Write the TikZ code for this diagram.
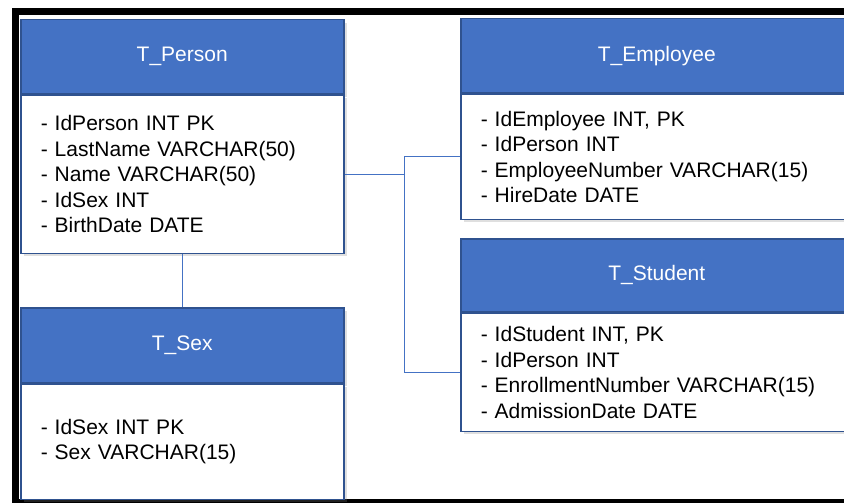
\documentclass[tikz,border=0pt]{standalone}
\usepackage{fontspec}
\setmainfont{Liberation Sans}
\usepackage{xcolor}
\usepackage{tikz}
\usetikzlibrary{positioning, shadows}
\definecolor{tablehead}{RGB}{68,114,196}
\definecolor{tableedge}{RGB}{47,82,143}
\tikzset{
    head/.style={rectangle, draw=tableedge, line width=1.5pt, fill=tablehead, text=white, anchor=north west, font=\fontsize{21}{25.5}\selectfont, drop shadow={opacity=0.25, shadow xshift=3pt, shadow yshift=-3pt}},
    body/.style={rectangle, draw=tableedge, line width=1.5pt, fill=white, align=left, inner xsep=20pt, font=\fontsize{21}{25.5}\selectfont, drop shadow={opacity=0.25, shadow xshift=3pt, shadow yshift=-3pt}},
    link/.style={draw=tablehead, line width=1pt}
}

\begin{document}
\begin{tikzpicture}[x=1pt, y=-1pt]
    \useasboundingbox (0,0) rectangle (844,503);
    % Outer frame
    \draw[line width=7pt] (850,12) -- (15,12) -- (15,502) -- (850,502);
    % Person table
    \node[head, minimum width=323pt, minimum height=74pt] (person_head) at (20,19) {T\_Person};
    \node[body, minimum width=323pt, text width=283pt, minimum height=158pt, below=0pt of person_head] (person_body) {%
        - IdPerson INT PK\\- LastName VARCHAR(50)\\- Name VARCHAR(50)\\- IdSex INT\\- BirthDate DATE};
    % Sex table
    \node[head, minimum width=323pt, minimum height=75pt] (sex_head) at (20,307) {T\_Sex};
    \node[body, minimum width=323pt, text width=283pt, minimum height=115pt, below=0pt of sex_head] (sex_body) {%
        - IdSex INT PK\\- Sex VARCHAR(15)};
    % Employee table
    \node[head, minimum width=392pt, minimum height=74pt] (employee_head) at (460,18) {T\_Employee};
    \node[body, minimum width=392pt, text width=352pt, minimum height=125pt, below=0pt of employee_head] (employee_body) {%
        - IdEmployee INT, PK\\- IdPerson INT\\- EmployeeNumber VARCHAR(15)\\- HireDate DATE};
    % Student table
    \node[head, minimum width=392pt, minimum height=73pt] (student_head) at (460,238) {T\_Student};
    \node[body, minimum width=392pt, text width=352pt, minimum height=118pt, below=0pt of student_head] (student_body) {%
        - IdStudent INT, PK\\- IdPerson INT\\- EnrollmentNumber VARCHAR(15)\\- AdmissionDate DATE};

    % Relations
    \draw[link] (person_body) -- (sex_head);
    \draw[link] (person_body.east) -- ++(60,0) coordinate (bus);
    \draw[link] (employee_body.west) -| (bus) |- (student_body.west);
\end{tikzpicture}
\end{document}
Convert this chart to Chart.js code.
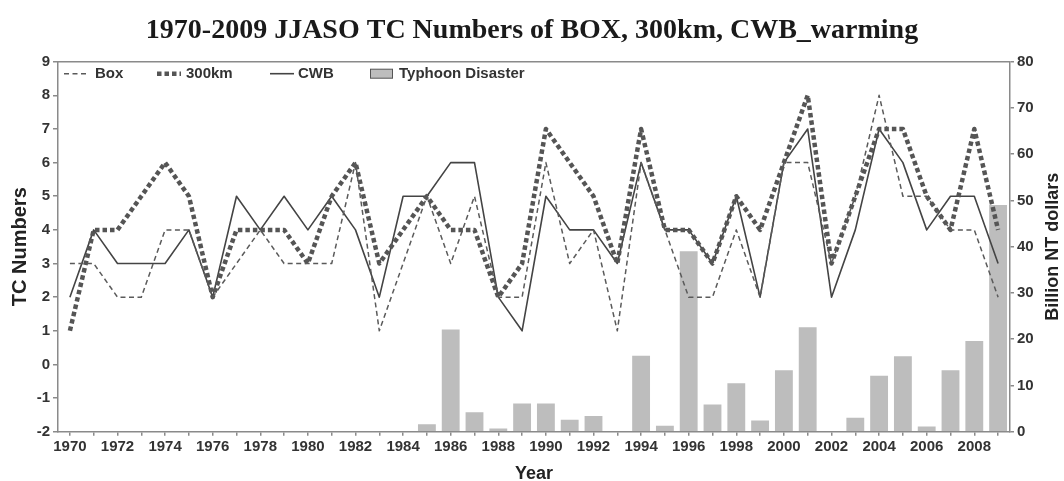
_ _ _ _ _ _ _
:: Task goal ::
Reproduce the data above in full, exactly as it is, with the pictures left out.

:: Final result ::
Write the TikZ code for this diagram.
\documentclass[tikz,border=0pt]{standalone}
\usepackage{fontspec}
\setmainfont{Liberation Sans}
\usepackage{xcolor}
\usepackage{tikz}
\usetikzlibrary{positioning, shadows}
\definecolor{tablehead}{RGB}{68,114,196}
\definecolor{tableedge}{RGB}{47,82,143}
\tikzset{
    head/.style={rectangle, draw=tableedge, line width=1.5pt, fill=tablehead, text=white, anchor=north west, font=\fontsize{21}{25.5}\selectfont, drop shadow={opacity=0.25, shadow xshift=3pt, shadow yshift=-3pt}},
    body/.style={rectangle, draw=tableedge, line width=1.5pt, fill=white, align=left, inner xsep=20pt, font=\fontsize{21}{25.5}\selectfont, drop shadow={opacity=0.25, shadow xshift=3pt, shadow yshift=-3pt}},
    link/.style={draw=tablehead, line width=1pt}
}

\begin{document}
\begin{tikzpicture}[x=1pt, y=-1pt]
    \useasboundingbox (0,0) rectangle (844,503);
    % Outer frame
    \draw[line width=7pt] (850,12) -- (15,12) -- (15,502) -- (850,502);
    % Person table
    \node[head, minimum width=323pt, minimum height=74pt] (person_head) at (20,19) {T\_Person};
    \node[body, minimum width=323pt, text width=283pt, minimum height=158pt, below=0pt of person_head] (person_body) {%
        - IdPerson INT PK\\- LastName VARCHAR(50)\\- Name VARCHAR(50)\\- IdSex INT\\- BirthDate DATE};
    % Sex table
    \node[head, minimum width=323pt, minimum height=75pt] (sex_head) at (20,307) {T\_Sex};
    \node[body, minimum width=323pt, text width=283pt, minimum height=115pt, below=0pt of sex_head] (sex_body) {%
        - IdSex INT PK\\- Sex VARCHAR(15)};
    % Employee table
    \node[head, minimum width=392pt, minimum height=74pt] (employee_head) at (460,18) {T\_Employee};
    \node[body, minimum width=392pt, text width=352pt, minimum height=125pt, below=0pt of employee_head] (employee_body) {%
        - IdEmployee INT, PK\\- IdPerson INT\\- EmployeeNumber VARCHAR(15)\\- HireDate DATE};
    % Student table
    \node[head, minimum width=392pt, minimum height=73pt] (student_head) at (460,238) {T\_Student};
    \node[body, minimum width=392pt, text width=352pt, minimum height=118pt, below=0pt of student_head] (student_body) {%
        - IdStudent INT, PK\\- IdPerson INT\\- EnrollmentNumber VARCHAR(15)\\- AdmissionDate DATE};

    % Relations
    \draw[link] (person_body) -- (sex_head);
    \draw[link] (person_body.east) -- ++(60,0) coordinate (bus);
    \draw[link] (employee_body.west) -| (bus) |- (student_body.west);
\end{tikzpicture}
\end{document}
Convert this chart to Chart.js code.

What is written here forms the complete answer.